On 20 Dec 1999 23:25:01 -0600, Evan Simpson wrote:
Michel Pelletier wrote:
I suspect I'm beginning to see your side of the argument, A 'Rule' mixin would conflict with the SiteObject mixin if they both wanted to hook __b_t__, so your __before__ hook was a way to chain calls like this?
Pretty much, although "chaining" isn't quite the right word for it. It simply keeps a sorted collection of methods and invokes them all. I did originally consider chaining __bobo_traverse__ -- saving the existing method (if any), calling it after my object's hook was done, restoring it when my object was deleted, etc. The fact that _b_t_ can (in fact, is meant to) replace the current traversal object makes the semantics of such chaining troublesome. If one _b_t_ method replaces the current object, would it make any sense to call further _b_t_ methods of the old object?

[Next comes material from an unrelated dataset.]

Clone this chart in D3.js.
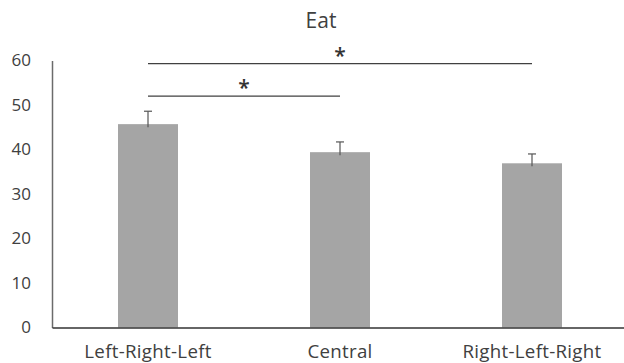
<!DOCTYPE html>
<html><head><meta charset="utf-8">
<script src="https://cdn.jsdelivr.net/npm/d3@7"></script>
<style>body{margin:0;background:#fff}svg{display:block}text{font-family:"Open Sans",sans-serif}</style>
</head><body><svg id="c" width="624" height="363"></svg>
<script>
const categories = ["Left-Right-Left", "Central", "Right-Left-Right"];
const means = [45.7, 39.4, 36.9];
const errors = [2.9, 2.3, 2.1];
const yTicks = [0, 10, 20, 30, 40, 50, 60];
const comparisons = [
  {from: "Left-Right-Left", to: "Central", level: 52.0, label: "*"},
  {from: "Left-Right-Left", to: "Right-Left-Right", level: 59.3, label: "*"}
];
const title = "Eat";

const svg = d3.select("#c");
const x = d3.scaleBand().domain(categories).range([52, 628]).paddingInner(0.6875).paddingOuter(0.34375);
const y = d3.scaleLinear().domain([0, 60]).range([327.5, 60.5]);

// title
svg.append("text").attr("x", 321).attr("y", 27.5).attr("text-anchor", "middle")
  .attr("font-size", 21).attr("fill", "#404040").text(title);

// y axis
const ya = svg.append("g").attr("transform", "translate(52,0)")
  .call(d3.axisLeft(y).tickValues(yTicks).tickSize(0).tickPadding(21));
ya.select(".domain").attr("stroke", "#6b6b6b").attr("stroke-width", 1.5);
ya.selectAll("text").attr("font-size", 17).attr("fill", "#404040").attr("font-family", "Open Sans");

// bars
svg.selectAll("rect.bar").data(categories).join("rect").attr("class", "bar")
  .attr("x", d => x(d)).attr("width", x.bandwidth())
  .attr("y", (d, i) => y(means[i])).attr("height", (d, i) => y(0) - y(means[i]))
  .attr("fill", "#a5a5a5");

// error bars
const eb = svg.append("g").attr("stroke", "#555").attr("stroke-width", 1.2);
categories.forEach((c, i) => {
  const cx = x(c) + x.bandwidth() / 2;
  eb.append("line").attr("x1", cx).attr("x2", cx).attr("y1", y(means[i]) + 3).attr("y2", y(means[i] + errors[i]));
  eb.append("line").attr("x1", cx - 4).attr("x2", cx + 4).attr("y1", y(means[i] + errors[i])).attr("y2", y(means[i] + errors[i]));
});

// x axis
const xa = svg.append("g").attr("transform", `translate(0,${y(0)})`)
  .call(d3.axisBottom(x).tickSize(0).tickPadding(17.5));
xa.select(".domain").attr("stroke", "#333").attr("stroke-width", 1.5);
xa.selectAll("text").attr("font-size", 18.7).attr("letter-spacing", 0.3).attr("fill", "#404040").attr("font-family", "Open Sans");

// significance
comparisons.forEach(cmp => {
  const x1 = x(cmp.from) + x.bandwidth() / 2, x2 = x(cmp.to) + x.bandwidth() / 2;
  svg.append("line").attr("x1", x1).attr("x2", x2).attr("y1", y(cmp.level)).attr("y2", y(cmp.level))
    .attr("stroke", "#404040").attr("stroke-width", 1.3);
  svg.append("text").attr("x", (x1 + x2) / 2).attr("y", y(cmp.level) - 1).attr("text-anchor", "middle")
    .attr("font-size", 21).attr("font-weight", 600).attr("fill", "#333").text(cmp.label);
});
</script></body></html>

This is starting to sound a lot like the Predicate behavior that Phillip Eby mentioned a while back. Hopefully we'll hear more on that subject in the near future as it may provide solutions for a number of similar existing Zope limitations. This could effectively deal with site access situations as well as the more complex permissions behaviors that currently require fairly ingenious and convoluted mechanisms. Might also provide solutions for the Datamining and Local Filesystem filtering problems. As to the Event model that Michel mentioned, almost all of my zope projects are applications that really do need the capability to cache and handle different types of short-term, volatile objects. This is most evident in the Local FS and Datamining concepts.